[Recorded data]:

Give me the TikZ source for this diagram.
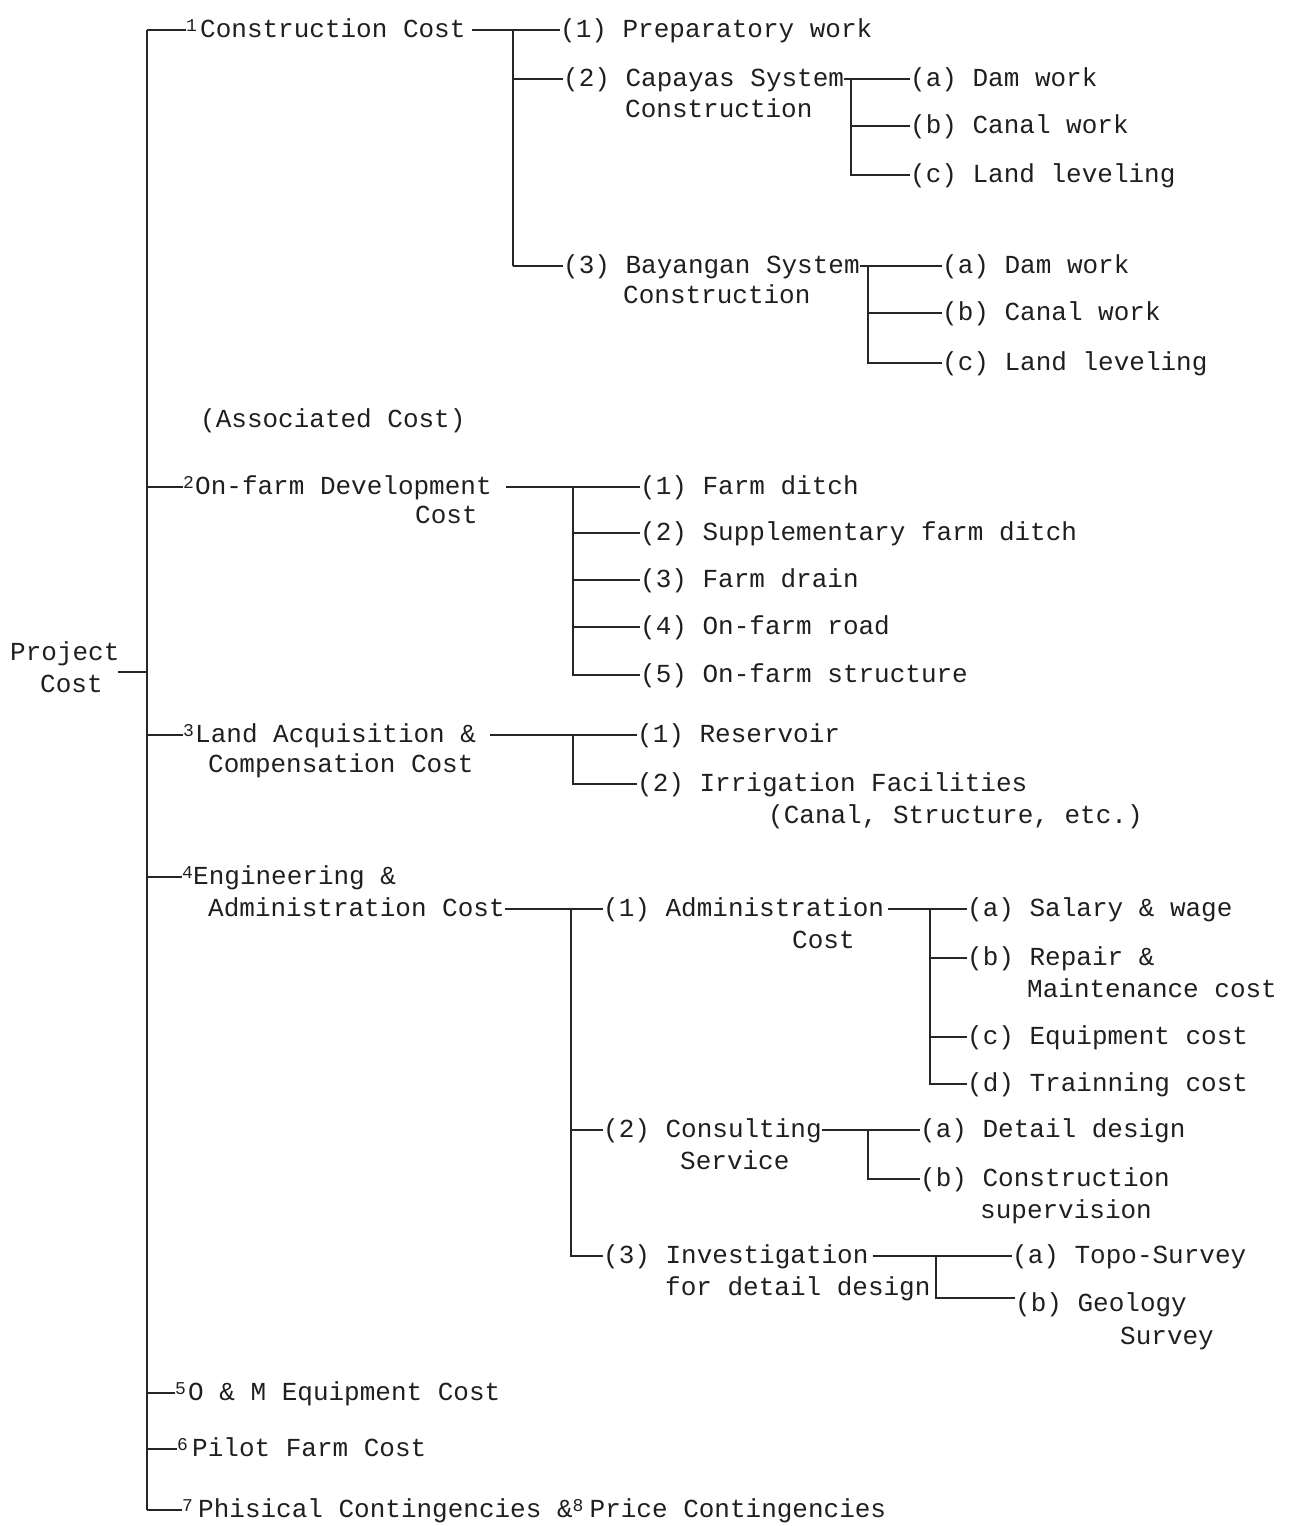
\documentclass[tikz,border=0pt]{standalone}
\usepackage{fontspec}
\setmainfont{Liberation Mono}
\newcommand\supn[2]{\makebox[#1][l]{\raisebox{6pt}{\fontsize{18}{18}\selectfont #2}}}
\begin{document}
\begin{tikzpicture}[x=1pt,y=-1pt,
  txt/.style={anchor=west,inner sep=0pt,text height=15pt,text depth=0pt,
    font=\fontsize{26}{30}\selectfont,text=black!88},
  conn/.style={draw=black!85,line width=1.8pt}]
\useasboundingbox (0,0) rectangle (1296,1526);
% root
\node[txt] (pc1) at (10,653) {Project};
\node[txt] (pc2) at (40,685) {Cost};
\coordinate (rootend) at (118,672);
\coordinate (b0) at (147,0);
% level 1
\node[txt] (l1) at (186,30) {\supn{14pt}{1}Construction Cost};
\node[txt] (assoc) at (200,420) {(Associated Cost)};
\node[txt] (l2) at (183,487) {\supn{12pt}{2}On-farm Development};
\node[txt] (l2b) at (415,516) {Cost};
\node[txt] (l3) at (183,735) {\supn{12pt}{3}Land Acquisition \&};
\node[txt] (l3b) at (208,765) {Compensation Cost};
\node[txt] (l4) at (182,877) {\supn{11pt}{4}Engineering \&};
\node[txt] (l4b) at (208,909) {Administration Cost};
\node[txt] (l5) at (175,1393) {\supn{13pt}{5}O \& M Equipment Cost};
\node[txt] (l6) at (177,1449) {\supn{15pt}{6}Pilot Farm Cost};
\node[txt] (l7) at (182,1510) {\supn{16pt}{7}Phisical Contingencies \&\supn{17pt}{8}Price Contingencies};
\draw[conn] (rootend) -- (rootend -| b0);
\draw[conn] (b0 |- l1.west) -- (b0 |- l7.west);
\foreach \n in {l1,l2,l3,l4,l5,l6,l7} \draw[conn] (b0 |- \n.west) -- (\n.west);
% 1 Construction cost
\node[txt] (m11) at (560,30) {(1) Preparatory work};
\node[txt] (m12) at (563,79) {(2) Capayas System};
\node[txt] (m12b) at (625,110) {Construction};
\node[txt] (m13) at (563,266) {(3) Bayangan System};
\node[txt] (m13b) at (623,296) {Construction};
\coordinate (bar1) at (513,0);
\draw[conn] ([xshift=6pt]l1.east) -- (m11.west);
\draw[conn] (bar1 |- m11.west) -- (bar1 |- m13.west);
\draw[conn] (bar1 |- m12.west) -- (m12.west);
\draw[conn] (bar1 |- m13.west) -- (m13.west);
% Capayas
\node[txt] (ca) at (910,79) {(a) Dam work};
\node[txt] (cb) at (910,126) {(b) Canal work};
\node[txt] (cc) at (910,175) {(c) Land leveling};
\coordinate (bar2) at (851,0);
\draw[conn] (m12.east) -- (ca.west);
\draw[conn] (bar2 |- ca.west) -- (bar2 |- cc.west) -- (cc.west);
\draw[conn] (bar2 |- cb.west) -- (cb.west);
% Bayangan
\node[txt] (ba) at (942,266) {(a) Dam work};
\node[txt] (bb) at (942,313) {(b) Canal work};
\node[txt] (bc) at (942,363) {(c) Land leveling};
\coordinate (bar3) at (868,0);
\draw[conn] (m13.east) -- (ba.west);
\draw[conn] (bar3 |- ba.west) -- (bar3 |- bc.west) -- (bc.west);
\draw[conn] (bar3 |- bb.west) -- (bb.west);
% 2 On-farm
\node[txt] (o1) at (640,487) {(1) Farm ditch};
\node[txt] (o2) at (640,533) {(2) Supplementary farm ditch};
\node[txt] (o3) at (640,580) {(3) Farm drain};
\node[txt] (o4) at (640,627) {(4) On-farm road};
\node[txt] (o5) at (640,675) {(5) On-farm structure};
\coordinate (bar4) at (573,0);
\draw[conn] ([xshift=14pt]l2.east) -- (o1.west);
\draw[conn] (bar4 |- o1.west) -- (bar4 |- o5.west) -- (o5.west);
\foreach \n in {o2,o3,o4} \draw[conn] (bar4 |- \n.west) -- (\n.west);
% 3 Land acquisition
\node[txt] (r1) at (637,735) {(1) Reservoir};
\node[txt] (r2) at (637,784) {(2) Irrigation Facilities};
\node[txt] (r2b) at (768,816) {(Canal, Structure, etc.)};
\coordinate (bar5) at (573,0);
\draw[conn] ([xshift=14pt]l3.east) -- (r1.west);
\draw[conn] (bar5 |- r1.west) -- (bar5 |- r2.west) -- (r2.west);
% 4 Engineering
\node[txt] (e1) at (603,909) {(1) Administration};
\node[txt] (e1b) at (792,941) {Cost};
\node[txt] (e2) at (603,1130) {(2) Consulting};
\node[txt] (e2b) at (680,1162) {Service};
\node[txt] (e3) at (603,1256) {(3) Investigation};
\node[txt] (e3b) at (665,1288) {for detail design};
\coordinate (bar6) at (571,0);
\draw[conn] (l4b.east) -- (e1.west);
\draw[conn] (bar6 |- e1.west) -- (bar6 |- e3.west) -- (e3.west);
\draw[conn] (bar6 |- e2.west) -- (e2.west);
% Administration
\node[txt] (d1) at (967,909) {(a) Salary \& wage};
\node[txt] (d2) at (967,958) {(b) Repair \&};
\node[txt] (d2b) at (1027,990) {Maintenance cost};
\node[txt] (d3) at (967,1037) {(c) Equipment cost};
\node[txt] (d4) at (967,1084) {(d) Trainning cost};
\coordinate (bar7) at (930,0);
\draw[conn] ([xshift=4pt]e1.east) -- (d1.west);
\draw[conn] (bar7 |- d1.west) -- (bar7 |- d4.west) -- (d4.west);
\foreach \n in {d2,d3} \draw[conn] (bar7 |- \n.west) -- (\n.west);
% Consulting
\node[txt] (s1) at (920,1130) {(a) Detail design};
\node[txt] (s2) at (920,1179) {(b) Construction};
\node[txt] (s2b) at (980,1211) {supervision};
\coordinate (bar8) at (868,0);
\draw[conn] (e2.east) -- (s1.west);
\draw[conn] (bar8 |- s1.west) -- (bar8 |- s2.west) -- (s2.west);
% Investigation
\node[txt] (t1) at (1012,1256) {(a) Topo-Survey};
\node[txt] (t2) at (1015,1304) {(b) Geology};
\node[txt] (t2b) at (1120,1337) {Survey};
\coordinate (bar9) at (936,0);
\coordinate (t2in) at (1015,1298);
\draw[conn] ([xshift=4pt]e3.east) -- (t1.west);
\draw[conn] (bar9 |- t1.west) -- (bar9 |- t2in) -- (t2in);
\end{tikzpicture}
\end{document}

[Your goal]: The material above holds pictures; copy everything else in it exactly.

[Answer to this problem]:
Give me the TikZ source for this diagram.
\documentclass[tikz,border=0pt]{standalone}
\usepackage{fontspec}
\setmainfont{Liberation Mono}
\newcommand\supn[2]{\makebox[#1][l]{\raisebox{6pt}{\fontsize{18}{18}\selectfont #2}}}
\begin{document}
\begin{tikzpicture}[x=1pt,y=-1pt,
  txt/.style={anchor=west,inner sep=0pt,text height=15pt,text depth=0pt,
    font=\fontsize{26}{30}\selectfont,text=black!88},
  conn/.style={draw=black!85,line width=1.8pt}]
\useasboundingbox (0,0) rectangle (1296,1526);
% root
\node[txt] (pc1) at (10,653) {Project};
\node[txt] (pc2) at (40,685) {Cost};
\coordinate (rootend) at (118,672);
\coordinate (b0) at (147,0);
% level 1
\node[txt] (l1) at (186,30) {\supn{14pt}{1}Construction Cost};
\node[txt] (assoc) at (200,420) {(Associated Cost)};
\node[txt] (l2) at (183,487) {\supn{12pt}{2}On-farm Development};
\node[txt] (l2b) at (415,516) {Cost};
\node[txt] (l3) at (183,735) {\supn{12pt}{3}Land Acquisition \&};
\node[txt] (l3b) at (208,765) {Compensation Cost};
\node[txt] (l4) at (182,877) {\supn{11pt}{4}Engineering \&};
\node[txt] (l4b) at (208,909) {Administration Cost};
\node[txt] (l5) at (175,1393) {\supn{13pt}{5}O \& M Equipment Cost};
\node[txt] (l6) at (177,1449) {\supn{15pt}{6}Pilot Farm Cost};
\node[txt] (l7) at (182,1510) {\supn{16pt}{7}Phisical Contingencies \&\supn{17pt}{8}Price Contingencies};
\draw[conn] (rootend) -- (rootend -| b0);
\draw[conn] (b0 |- l1.west) -- (b0 |- l7.west);
\foreach \n in {l1,l2,l3,l4,l5,l6,l7} \draw[conn] (b0 |- \n.west) -- (\n.west);
% 1 Construction cost
\node[txt] (m11) at (560,30) {(1) Preparatory work};
\node[txt] (m12) at (563,79) {(2) Capayas System};
\node[txt] (m12b) at (625,110) {Construction};
\node[txt] (m13) at (563,266) {(3) Bayangan System};
\node[txt] (m13b) at (623,296) {Construction};
\coordinate (bar1) at (513,0);
\draw[conn] ([xshift=6pt]l1.east) -- (m11.west);
\draw[conn] (bar1 |- m11.west) -- (bar1 |- m13.west);
\draw[conn] (bar1 |- m12.west) -- (m12.west);
\draw[conn] (bar1 |- m13.west) -- (m13.west);
% Capayas
\node[txt] (ca) at (910,79) {(a) Dam work};
\node[txt] (cb) at (910,126) {(b) Canal work};
\node[txt] (cc) at (910,175) {(c) Land leveling};
\coordinate (bar2) at (851,0);
\draw[conn] (m12.east) -- (ca.west);
\draw[conn] (bar2 |- ca.west) -- (bar2 |- cc.west) -- (cc.west);
\draw[conn] (bar2 |- cb.west) -- (cb.west);
% Bayangan
\node[txt] (ba) at (942,266) {(a) Dam work};
\node[txt] (bb) at (942,313) {(b) Canal work};
\node[txt] (bc) at (942,363) {(c) Land leveling};
\coordinate (bar3) at (868,0);
\draw[conn] (m13.east) -- (ba.west);
\draw[conn] (bar3 |- ba.west) -- (bar3 |- bc.west) -- (bc.west);
\draw[conn] (bar3 |- bb.west) -- (bb.west);
% 2 On-farm
\node[txt] (o1) at (640,487) {(1) Farm ditch};
\node[txt] (o2) at (640,533) {(2) Supplementary farm ditch};
\node[txt] (o3) at (640,580) {(3) Farm drain};
\node[txt] (o4) at (640,627) {(4) On-farm road};
\node[txt] (o5) at (640,675) {(5) On-farm structure};
\coordinate (bar4) at (573,0);
\draw[conn] ([xshift=14pt]l2.east) -- (o1.west);
\draw[conn] (bar4 |- o1.west) -- (bar4 |- o5.west) -- (o5.west);
\foreach \n in {o2,o3,o4} \draw[conn] (bar4 |- \n.west) -- (\n.west);
% 3 Land acquisition
\node[txt] (r1) at (637,735) {(1) Reservoir};
\node[txt] (r2) at (637,784) {(2) Irrigation Facilities};
\node[txt] (r2b) at (768,816) {(Canal, Structure, etc.)};
\coordinate (bar5) at (573,0);
\draw[conn] ([xshift=14pt]l3.east) -- (r1.west);
\draw[conn] (bar5 |- r1.west) -- (bar5 |- r2.west) -- (r2.west);
% 4 Engineering
\node[txt] (e1) at (603,909) {(1) Administration};
\node[txt] (e1b) at (792,941) {Cost};
\node[txt] (e2) at (603,1130) {(2) Consulting};
\node[txt] (e2b) at (680,1162) {Service};
\node[txt] (e3) at (603,1256) {(3) Investigation};
\node[txt] (e3b) at (665,1288) {for detail design};
\coordinate (bar6) at (571,0);
\draw[conn] (l4b.east) -- (e1.west);
\draw[conn] (bar6 |- e1.west) -- (bar6 |- e3.west) -- (e3.west);
\draw[conn] (bar6 |- e2.west) -- (e2.west);
% Administration
\node[txt] (d1) at (967,909) {(a) Salary \& wage};
\node[txt] (d2) at (967,958) {(b) Repair \&};
\node[txt] (d2b) at (1027,990) {Maintenance cost};
\node[txt] (d3) at (967,1037) {(c) Equipment cost};
\node[txt] (d4) at (967,1084) {(d) Trainning cost};
\coordinate (bar7) at (930,0);
\draw[conn] ([xshift=4pt]e1.east) -- (d1.west);
\draw[conn] (bar7 |- d1.west) -- (bar7 |- d4.west) -- (d4.west);
\foreach \n in {d2,d3} \draw[conn] (bar7 |- \n.west) -- (\n.west);
% Consulting
\node[txt] (s1) at (920,1130) {(a) Detail design};
\node[txt] (s2) at (920,1179) {(b) Construction};
\node[txt] (s2b) at (980,1211) {supervision};
\coordinate (bar8) at (868,0);
\draw[conn] (e2.east) -- (s1.west);
\draw[conn] (bar8 |- s1.west) -- (bar8 |- s2.west) -- (s2.west);
% Investigation
\node[txt] (t1) at (1012,1256) {(a) Topo-Survey};
\node[txt] (t2) at (1015,1304) {(b) Geology};
\node[txt] (t2b) at (1120,1337) {Survey};
\coordinate (bar9) at (936,0);
\coordinate (t2in) at (1015,1298);
\draw[conn] ([xshift=4pt]e3.east) -- (t1.west);
\draw[conn] (bar9 |- t1.west) -- (bar9 |- t2in) -- (t2in);
\end{tikzpicture}
\end{document}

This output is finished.